*PROBLEM REQUIREMENTS*
Skip all pictures. Write out the data below from its first line through the line that contains "rotation=90, ha='center', va='bottom', fontsize=9.5)".

*GIVEN RECORDS*
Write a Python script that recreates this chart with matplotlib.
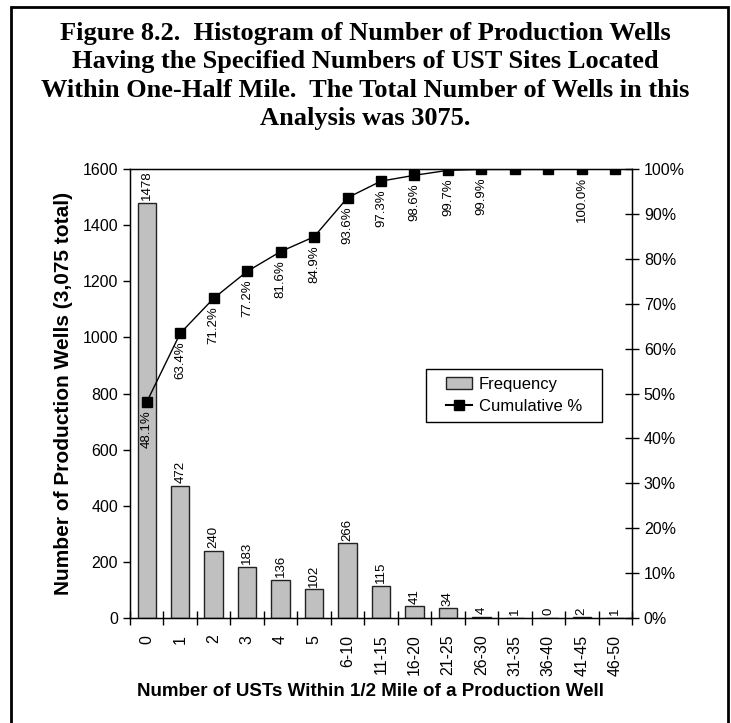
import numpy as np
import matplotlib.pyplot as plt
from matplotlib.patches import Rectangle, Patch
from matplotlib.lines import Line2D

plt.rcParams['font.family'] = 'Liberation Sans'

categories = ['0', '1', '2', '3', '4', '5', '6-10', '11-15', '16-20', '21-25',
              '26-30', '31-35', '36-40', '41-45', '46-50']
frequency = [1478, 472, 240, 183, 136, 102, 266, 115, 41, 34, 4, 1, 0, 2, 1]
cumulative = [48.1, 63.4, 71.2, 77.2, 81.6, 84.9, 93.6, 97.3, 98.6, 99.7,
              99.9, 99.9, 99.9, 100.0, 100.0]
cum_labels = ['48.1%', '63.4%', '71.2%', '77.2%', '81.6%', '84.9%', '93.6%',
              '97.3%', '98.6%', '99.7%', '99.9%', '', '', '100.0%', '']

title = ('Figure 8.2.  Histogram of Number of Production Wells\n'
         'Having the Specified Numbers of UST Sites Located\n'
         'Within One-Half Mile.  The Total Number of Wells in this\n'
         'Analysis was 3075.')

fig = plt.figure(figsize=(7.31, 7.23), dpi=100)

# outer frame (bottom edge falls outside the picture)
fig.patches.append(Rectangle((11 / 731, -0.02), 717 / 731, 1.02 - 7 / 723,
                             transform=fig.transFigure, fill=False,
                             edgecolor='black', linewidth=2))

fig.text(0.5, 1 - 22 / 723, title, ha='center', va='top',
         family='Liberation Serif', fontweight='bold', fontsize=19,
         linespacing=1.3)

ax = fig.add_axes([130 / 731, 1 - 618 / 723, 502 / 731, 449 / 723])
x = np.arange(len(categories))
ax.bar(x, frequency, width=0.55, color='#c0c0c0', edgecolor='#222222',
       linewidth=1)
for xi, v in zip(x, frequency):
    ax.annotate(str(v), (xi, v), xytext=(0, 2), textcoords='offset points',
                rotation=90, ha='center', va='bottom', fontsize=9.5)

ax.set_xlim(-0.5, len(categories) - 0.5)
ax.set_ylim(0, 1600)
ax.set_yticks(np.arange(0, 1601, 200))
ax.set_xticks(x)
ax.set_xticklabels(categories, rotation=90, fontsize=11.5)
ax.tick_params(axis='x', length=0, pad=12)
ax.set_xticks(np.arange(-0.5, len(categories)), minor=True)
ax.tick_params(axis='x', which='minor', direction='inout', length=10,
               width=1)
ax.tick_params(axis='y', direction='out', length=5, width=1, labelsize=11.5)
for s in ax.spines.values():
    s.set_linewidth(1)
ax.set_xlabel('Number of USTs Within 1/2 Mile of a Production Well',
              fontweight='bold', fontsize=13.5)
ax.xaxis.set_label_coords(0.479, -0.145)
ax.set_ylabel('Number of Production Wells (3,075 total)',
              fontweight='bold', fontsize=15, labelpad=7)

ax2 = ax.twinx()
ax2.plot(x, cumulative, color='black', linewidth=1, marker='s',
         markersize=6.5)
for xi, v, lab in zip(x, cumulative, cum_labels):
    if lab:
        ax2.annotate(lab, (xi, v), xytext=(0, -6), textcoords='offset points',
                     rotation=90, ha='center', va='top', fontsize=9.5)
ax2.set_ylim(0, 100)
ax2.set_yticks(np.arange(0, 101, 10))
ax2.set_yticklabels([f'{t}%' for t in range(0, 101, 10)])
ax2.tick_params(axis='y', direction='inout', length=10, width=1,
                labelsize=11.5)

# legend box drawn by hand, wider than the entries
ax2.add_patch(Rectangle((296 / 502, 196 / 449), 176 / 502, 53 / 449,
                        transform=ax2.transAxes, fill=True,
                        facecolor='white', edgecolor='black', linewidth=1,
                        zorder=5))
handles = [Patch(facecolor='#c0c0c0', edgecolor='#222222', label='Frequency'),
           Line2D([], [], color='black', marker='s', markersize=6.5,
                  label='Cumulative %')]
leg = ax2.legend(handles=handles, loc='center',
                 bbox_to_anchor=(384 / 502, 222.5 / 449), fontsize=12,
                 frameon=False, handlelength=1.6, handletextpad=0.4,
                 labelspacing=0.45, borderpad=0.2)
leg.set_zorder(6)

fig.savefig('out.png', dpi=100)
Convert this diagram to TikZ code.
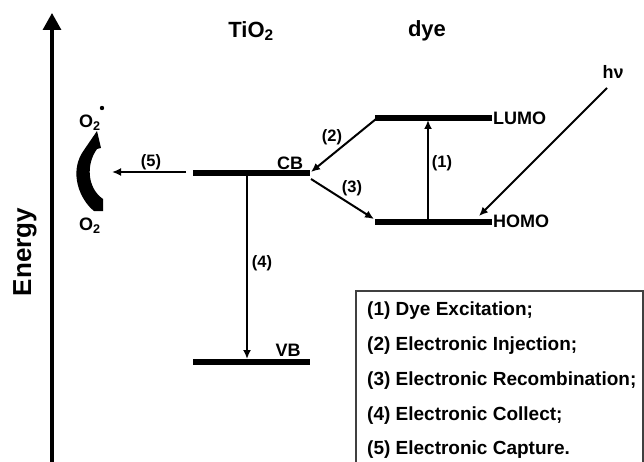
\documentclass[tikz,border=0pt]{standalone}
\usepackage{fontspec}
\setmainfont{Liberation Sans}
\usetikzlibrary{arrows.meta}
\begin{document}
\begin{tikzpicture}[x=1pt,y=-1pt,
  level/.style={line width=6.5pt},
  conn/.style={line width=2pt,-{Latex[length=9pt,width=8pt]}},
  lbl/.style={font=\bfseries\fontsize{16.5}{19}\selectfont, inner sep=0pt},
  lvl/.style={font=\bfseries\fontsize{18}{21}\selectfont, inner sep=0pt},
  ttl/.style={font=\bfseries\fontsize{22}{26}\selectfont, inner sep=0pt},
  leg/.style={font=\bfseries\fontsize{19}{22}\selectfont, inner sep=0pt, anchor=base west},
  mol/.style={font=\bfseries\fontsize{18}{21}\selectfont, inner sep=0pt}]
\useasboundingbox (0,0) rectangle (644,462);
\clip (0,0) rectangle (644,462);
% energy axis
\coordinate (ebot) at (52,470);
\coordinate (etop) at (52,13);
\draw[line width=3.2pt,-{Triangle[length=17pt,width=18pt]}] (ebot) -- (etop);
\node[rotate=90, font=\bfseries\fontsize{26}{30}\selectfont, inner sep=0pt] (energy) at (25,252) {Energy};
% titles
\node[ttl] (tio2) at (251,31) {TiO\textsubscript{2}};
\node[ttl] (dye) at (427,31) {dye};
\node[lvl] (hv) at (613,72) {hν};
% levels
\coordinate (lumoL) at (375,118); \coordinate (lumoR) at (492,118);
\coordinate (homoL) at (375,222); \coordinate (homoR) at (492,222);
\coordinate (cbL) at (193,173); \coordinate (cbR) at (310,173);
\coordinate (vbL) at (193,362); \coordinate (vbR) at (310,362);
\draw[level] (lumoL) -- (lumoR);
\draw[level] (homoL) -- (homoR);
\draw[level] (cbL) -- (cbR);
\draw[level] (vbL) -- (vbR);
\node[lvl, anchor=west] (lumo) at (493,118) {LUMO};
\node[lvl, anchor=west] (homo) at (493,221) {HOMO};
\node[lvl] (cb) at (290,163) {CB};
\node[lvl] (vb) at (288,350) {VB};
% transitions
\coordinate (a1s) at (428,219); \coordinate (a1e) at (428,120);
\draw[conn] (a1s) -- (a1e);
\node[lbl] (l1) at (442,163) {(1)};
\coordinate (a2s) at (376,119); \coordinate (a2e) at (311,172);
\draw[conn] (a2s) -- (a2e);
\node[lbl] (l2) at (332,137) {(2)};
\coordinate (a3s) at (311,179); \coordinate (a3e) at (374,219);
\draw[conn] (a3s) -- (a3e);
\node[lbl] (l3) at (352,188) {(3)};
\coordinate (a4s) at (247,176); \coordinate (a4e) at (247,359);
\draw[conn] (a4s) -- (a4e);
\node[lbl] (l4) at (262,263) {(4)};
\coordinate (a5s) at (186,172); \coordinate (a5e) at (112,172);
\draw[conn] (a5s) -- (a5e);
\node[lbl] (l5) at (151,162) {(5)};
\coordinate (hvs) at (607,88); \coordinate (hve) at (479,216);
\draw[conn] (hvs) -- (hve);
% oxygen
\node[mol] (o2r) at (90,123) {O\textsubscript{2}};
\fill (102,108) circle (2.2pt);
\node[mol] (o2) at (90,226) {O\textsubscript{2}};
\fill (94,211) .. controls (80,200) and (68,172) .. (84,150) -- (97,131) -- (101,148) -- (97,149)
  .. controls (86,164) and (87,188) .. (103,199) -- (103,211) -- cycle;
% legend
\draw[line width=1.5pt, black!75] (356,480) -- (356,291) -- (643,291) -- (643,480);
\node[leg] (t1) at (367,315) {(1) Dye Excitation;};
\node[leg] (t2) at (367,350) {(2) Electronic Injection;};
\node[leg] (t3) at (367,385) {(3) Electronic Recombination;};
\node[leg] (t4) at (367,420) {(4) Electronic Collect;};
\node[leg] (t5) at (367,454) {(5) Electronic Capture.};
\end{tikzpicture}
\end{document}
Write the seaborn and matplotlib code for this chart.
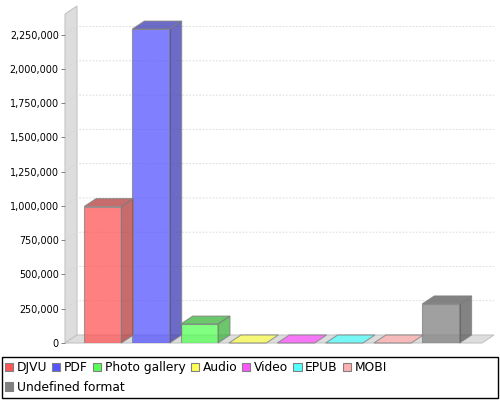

*THE OUTPUT*
Write a Python script that recreates this chart with matplotlib.
import numpy as np
import matplotlib.pyplot as plt
from matplotlib.patches import Rectangle, Patch
from matplotlib.lines import Line2D

plt.rcParams['font.family'] = 'Liberation Sans'

categories = ['0', '1', '2', '3', '4', '5', '6-10', '11-15', '16-20', '21-25',
              '26-30', '31-35', '36-40', '41-45', '46-50']
frequency = [1478, 472, 240, 183, 136, 102, 266, 115, 41, 34, 4, 1, 0, 2, 1]
cumulative = [48.1, 63.4, 71.2, 77.2, 81.6, 84.9, 93.6, 97.3, 98.6, 99.7,
              99.9, 99.9, 99.9, 100.0, 100.0]
cum_labels = ['48.1%', '63.4%', '71.2%', '77.2%', '81.6%', '84.9%', '93.6%',
              '97.3%', '98.6%', '99.7%', '99.9%', '', '', '100.0%', '']

title = ('Figure 8.2.  Histogram of Number of Production Wells\n'
         'Having the Specified Numbers of UST Sites Located\n'
         'Within One-Half Mile.  The Total Number of Wells in this\n'
         'Analysis was 3075.')

fig = plt.figure(figsize=(7.31, 7.23), dpi=100)

# outer frame (bottom edge falls outside the picture)
fig.patches.append(Rectangle((11 / 731, -0.02), 717 / 731, 1.02 - 7 / 723,
                             transform=fig.transFigure, fill=False,
                             edgecolor='black', linewidth=2))

fig.text(0.5, 1 - 22 / 723, title, ha='center', va='top',
         family='Liberation Serif', fontweight='bold', fontsize=19,
         linespacing=1.3)

ax = fig.add_axes([130 / 731, 1 - 618 / 723, 502 / 731, 449 / 723])
x = np.arange(len(categories))
ax.bar(x, frequency, width=0.55, color='#c0c0c0', edgecolor='#222222',
       linewidth=1)
for xi, v in zip(x, frequency):
    ax.annotate(str(v), (xi, v), xytext=(0, 2), textcoords='offset points',
                rotation=90, ha='center', va='bottom', fontsize=9.5)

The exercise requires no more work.